Au Caire, la place Tahrir restait entourée de chars et un cordon de militaires vérifiait les identités aux différents points d’accès. Des membres de comités populaires composés de manifestants assuraient aussi des contrôles.
L’armée, qui fut un pilier du régime, reste populaire en Égypte, saluée pour sa retenue face aux manifestants.
Les militaires ont d’ailleurs confirmé une hausse de 15 % des salaires des fonctionnaires et des retraites, alors que le pays connaît une vague de grèves et de mouvements sociaux.
À l’image de la Tunisie, puis de l’Égypte, la rue ne baisse plus les bras. Les révoltes populaires contre les régimes autoritaires n’ont pas cessé hier, jour de grande prière, dans l’ensemble du monde arabe. En face, les gouvernements ont eux aussi encore montré leur détermination à ne pas céder en renforçant une répression qui a déjà fait plus de 30 morts cette semaine.
> En Libye, où le colonel Kadhafi règne depuis 42 ans, les comités révolutionnaires, pilier du régime, ont menacé les manifestants d’une riposte « foudroyante », alors que la répression de la contestation a fait au moins 46 morts dans les dernières 72 heures, la plupart ayant été touchés à la tête, à la poitrine ou au cou, selon Amnesty International.
Les mouvements de protestations, dont celui de jeudi qui répondait à un appel sur Facebook à une « journée de la colère », ont été violemment réprimés. Quatorze personnes y ont été tuées jeudi dans des affrontements entre manifestants et forces de l’ordre.
L’organisation Human Rights Watch (HRW) a fait elle état d’un total de 24 morts pour la même journée de jeudi.

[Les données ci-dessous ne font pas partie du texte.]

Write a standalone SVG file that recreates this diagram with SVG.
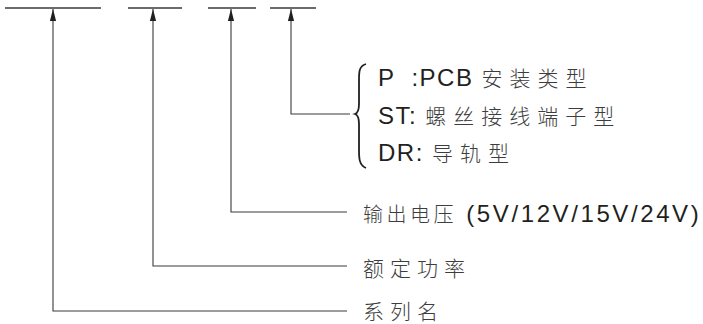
<svg xmlns="http://www.w3.org/2000/svg" width="703" height="324" viewBox="0 0 703 324">
<defs>
<marker id="arr" viewBox="0 0 12 8" refX="12" refY="4" markerWidth="12" markerHeight="8" markerUnits="userSpaceOnUse" orient="auto">
<path d="M0,0.9 L12,4 L0,7.1 Z" fill="#231f20"/>
</marker>
<style>
.ln{stroke:#3a3a3a;stroke-width:1.1;fill:none}
.bar{stroke:#3a3a3a;stroke-width:1.4}
.lat{font-family:"Liberation Sans",Arial,sans-serif;font-size:24px;fill:#231f20;letter-spacing:2.6px}
.lat2{font-family:"Liberation Sans",Arial,sans-serif;font-size:24px;fill:#231f20;letter-spacing:1.5px}
.cjk{font-family:"Noto Sans CJK SC","Noto Sans",sans-serif;font-size:21px;fill:#3d3d3d;letter-spacing:6px;font-weight:300}
.cjk3{font-family:"Noto Sans CJK SC","Noto Sans",sans-serif;font-size:21px;fill:#3d3d3d;letter-spacing:7px;font-weight:300}
.cjk2{font-family:"Noto Sans CJK SC","Noto Sans",sans-serif;font-size:20px;fill:#3d3d3d;letter-spacing:3.5px;font-weight:300}
</style>
</defs>
<g id="top-bars">
<line class="bar" x1="5" y1="8" x2="101" y2="8"/>
<line class="bar" x1="128" y1="8" x2="182" y2="8"/>
<line class="bar" x1="208" y1="8" x2="256" y2="8"/>
<line class="bar" x1="270" y1="8" x2="316" y2="8"/>
</g>
<g id="connectors">
<path class="ln" d="M347,311 H53 V9" marker-end="url(#arr)"/>
<path class="ln" d="M347,266 H153 V9" marker-end="url(#arr)"/>
<path class="ln" d="M347,212 H231 V9" marker-end="url(#arr)"/>
<path class="ln" d="M350,114 H291 V9" marker-end="url(#arr)"/>
</g>
<g id="brace">
<path d="M366,64 C359,66 359,72 359,80 L359,104 C359,110 358,113 355,114 C358,115 359,118 359,124 L359,150 C359,158 359,165 366,168" fill="none" stroke="#231f20" stroke-width="1.8"/>
</g>
<g id="mount-type">
<text x="378" y="86" xml:space="preserve"><tspan class="lat2">P  :PCB </tspan><tspan class="cjk3">安装类型</tspan></text>
<text x="378" y="124" xml:space="preserve"><tspan class="lat2">ST: </tspan><tspan class="cjk3">螺丝接线端子型</tspan></text>
<text x="378" y="161" xml:space="preserve"><tspan class="lat2">DR: </tspan><tspan class="cjk3">导轨型</tspan></text>
</g>
<g id="output-voltage">
<text x="363" y="222" xml:space="preserve"><tspan class="cjk2">输出电压</tspan><tspan class="lat"> (5V/12V/15V/24V)</tspan></text>
</g>
<g id="rated-power">
<text x="363" y="276" class="cjk">额定功率</text>
</g>
<g id="series-name">
<text x="363" y="319" class="cjk">系列名</text>
</g>
</svg>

Trois détenus ont par ailleurs été tués hier par les forces de l’ordre alors qu’ils tentaient de s’évader d’une prison près de Tripoli.
> À Bahreïn, royaume pétrolier du Golfe, la monarchie sunnite a déployé l’armée dans la capitale Manama, où des manifestants demandent une libéralisation du système politique, dont la majorité chiite se sent exclue. Le royaume est d’une importance stratégique pour Washington, servant de quartier général à sa Ve flotte, chargée de surveiller les routes maritimes pétrolières dans le Golfe, soutenir les opérations en Afghanistan et contrer une éventuelle menace iranienne.

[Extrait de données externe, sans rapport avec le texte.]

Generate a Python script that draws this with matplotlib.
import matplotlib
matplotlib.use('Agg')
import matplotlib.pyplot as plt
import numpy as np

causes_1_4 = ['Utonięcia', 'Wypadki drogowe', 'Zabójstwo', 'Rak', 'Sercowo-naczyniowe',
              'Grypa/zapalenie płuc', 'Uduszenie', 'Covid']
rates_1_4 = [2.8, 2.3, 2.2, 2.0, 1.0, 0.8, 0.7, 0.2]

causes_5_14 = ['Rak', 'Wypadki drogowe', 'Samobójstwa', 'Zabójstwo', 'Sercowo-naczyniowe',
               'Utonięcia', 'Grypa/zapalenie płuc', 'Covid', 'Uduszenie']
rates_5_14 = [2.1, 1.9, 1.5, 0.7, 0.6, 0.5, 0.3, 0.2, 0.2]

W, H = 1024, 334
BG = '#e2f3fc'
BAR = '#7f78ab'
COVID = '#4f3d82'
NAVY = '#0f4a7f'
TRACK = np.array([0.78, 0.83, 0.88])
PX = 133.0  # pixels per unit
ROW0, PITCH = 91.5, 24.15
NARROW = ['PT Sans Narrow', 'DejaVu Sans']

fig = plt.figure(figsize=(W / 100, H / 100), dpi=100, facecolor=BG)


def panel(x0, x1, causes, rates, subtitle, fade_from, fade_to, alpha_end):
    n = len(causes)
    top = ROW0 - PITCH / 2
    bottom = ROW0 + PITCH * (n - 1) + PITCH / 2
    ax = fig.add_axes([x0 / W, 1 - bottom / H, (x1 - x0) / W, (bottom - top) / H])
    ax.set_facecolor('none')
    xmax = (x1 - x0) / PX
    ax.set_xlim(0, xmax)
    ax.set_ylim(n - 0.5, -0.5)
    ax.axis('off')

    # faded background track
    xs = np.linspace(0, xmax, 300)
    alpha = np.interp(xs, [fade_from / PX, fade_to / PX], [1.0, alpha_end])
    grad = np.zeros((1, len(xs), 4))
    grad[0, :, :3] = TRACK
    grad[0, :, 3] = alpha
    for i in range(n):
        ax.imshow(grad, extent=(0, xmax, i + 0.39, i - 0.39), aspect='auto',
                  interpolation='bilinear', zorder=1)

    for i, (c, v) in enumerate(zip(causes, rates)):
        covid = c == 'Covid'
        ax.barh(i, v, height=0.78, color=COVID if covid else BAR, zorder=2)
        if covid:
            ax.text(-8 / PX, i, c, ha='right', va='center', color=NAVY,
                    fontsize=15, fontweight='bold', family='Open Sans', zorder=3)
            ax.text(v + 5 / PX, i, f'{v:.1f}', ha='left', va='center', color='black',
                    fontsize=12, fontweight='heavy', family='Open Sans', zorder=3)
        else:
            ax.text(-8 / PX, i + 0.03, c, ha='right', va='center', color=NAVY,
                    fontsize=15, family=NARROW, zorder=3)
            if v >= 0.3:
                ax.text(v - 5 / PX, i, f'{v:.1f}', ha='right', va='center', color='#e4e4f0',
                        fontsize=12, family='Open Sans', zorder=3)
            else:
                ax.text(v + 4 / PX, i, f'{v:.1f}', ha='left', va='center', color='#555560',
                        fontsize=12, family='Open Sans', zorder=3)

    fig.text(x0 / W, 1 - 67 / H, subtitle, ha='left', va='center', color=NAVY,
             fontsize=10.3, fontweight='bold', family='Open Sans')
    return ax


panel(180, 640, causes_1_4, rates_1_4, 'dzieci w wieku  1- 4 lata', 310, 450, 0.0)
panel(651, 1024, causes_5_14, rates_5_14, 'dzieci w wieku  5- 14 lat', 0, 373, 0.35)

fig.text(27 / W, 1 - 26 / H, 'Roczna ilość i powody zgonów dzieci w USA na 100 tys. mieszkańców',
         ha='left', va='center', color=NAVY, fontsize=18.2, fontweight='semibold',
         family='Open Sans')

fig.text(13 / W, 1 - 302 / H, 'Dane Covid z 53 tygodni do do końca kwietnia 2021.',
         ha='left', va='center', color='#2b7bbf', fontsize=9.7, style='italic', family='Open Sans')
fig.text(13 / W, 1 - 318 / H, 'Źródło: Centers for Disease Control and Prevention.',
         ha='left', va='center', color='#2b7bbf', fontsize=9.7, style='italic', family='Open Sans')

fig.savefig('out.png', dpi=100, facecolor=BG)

Des milliers de personnes ont participé hier aux obsèques de quatre chiites tués la veille dans un raid sanglant des forces de sécurité contre un sit-in. Au total, selon des sources officielles, cinq personnes ont été tuées et au moins 200 blessés depuis le début lundi de la contestation.
La France a annoncé hier qu’elle avait suspendu les exportations de matériel de sécurité à destination de la Libye et de Bahreïn.

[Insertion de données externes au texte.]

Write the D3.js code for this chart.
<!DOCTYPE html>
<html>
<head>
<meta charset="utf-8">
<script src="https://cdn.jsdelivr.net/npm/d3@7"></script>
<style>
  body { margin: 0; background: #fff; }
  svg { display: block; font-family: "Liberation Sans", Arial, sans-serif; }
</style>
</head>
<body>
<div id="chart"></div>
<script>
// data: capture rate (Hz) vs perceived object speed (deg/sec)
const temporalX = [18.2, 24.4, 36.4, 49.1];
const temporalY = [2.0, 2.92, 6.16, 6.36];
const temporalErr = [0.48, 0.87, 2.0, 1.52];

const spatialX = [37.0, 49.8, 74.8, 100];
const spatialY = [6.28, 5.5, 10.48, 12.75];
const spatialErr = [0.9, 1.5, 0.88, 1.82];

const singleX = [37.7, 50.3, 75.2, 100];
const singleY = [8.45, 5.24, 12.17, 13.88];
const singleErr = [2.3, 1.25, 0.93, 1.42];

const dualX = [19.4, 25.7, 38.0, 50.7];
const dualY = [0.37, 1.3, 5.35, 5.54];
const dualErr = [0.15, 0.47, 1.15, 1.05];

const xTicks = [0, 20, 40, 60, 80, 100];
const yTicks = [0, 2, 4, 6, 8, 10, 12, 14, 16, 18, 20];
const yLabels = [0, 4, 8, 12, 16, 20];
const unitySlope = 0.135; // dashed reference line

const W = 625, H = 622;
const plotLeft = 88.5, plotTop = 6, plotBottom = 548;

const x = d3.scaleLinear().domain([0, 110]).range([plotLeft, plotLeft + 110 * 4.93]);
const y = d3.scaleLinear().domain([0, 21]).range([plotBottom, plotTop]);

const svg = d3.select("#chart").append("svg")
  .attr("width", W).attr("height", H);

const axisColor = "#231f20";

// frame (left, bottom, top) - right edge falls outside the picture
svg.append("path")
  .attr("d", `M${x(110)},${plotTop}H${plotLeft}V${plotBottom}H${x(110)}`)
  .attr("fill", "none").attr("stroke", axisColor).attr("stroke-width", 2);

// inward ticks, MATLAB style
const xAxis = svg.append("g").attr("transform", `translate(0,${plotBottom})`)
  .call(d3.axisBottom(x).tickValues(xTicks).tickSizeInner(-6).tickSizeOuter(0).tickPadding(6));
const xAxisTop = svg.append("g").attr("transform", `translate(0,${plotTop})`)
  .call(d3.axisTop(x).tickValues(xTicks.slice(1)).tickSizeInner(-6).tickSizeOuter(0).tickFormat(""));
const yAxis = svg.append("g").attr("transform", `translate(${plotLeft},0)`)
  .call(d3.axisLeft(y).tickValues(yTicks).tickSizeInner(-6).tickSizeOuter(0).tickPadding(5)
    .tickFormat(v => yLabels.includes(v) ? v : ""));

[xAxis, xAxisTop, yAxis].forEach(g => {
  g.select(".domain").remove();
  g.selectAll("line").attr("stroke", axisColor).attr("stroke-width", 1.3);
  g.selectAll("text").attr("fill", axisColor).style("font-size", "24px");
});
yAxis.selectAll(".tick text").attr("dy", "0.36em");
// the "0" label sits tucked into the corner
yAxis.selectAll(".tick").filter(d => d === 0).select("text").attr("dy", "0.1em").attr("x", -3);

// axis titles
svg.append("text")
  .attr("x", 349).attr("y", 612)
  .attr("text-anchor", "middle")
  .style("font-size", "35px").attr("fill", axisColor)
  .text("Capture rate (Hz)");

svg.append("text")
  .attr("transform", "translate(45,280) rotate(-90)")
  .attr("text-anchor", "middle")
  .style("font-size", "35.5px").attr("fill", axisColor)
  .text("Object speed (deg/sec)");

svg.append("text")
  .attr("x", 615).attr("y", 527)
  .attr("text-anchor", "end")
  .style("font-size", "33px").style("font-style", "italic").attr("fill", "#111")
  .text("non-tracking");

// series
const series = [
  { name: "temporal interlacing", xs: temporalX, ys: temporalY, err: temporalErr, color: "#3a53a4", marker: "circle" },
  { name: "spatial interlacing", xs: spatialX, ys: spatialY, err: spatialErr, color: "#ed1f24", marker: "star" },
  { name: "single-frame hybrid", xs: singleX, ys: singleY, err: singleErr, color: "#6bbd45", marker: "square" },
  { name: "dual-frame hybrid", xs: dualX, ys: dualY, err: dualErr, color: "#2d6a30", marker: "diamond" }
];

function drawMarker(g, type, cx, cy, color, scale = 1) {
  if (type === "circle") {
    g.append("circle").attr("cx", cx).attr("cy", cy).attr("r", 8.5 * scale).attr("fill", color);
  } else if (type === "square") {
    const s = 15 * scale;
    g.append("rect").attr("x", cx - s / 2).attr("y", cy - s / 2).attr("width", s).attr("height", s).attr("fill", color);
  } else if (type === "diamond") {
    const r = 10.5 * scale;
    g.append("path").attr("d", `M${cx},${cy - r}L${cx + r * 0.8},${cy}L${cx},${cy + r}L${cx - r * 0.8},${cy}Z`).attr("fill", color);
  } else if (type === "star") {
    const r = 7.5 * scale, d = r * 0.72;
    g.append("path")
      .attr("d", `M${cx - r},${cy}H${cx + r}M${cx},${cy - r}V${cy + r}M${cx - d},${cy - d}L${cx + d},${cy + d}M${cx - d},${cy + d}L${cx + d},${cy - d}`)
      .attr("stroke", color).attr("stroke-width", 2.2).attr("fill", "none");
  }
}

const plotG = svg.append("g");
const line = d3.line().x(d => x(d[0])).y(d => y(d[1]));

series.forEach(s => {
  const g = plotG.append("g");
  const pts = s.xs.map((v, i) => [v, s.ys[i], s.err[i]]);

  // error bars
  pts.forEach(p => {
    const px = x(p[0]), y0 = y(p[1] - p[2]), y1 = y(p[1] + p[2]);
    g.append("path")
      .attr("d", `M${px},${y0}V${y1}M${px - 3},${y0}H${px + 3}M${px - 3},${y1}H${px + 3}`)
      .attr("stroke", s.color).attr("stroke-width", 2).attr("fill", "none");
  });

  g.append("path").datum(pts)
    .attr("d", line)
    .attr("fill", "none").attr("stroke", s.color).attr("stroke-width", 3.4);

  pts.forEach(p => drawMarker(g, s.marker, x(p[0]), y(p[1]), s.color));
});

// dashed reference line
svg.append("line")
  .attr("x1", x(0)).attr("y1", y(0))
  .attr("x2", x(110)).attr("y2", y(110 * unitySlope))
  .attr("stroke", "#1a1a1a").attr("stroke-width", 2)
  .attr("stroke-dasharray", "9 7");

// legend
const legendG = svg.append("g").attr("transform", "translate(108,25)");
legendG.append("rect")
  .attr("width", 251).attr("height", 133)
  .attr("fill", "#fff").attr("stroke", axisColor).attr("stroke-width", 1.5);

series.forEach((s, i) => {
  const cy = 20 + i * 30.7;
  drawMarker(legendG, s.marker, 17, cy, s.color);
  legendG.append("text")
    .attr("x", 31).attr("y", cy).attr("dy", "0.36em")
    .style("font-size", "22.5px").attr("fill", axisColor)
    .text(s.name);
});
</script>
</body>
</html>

> Au Yémen, deux manifestants ont été tués hier 27 autres blessés dans une attaque à la grenade hier contre des manifestants hostiles au président Ali Abdallah Saleh, au pouvoir depuis 32 ans.
Au moins trois personnes avaient été tuées et une vingtaine blessées par balles dans la nuit à Aden, principale ville du sud, lors d’affrontements entre la police et des centaines de manifestants.
Ce bilan porte à sept le nombre des tués depuis le début du mouvement, qui ne faiblit pas en dépit des promesses de mesures sociales et économiques, dont une augmentation des salaires.
État pauvre de plus de 23 millions d’habitants, le Yémen est considéré comme un participant stratégique par les États-Unis dans la lutte contre les groupes terroristes inspirés par Al-Qaïda.
> En Jordanie, huit personnes ont été blessées à Amman lorsque des partisans du gouvernement ont attaqué une manifestation de plusieurs centaines de jeunes appelant à des réformes politiques.
> En Irak, dans le nord, le Goran, principale formation d’opposition à l’Assemblée nationale du Kurdistan, a réclamé « une réunion du Parlement (kurde) dans les 48 heures, ainsi que la mise en place d’une commission d’enquête », au lendemain de la mort de deux jeunes au cours d’une manifestation hostile au gouvernement régional.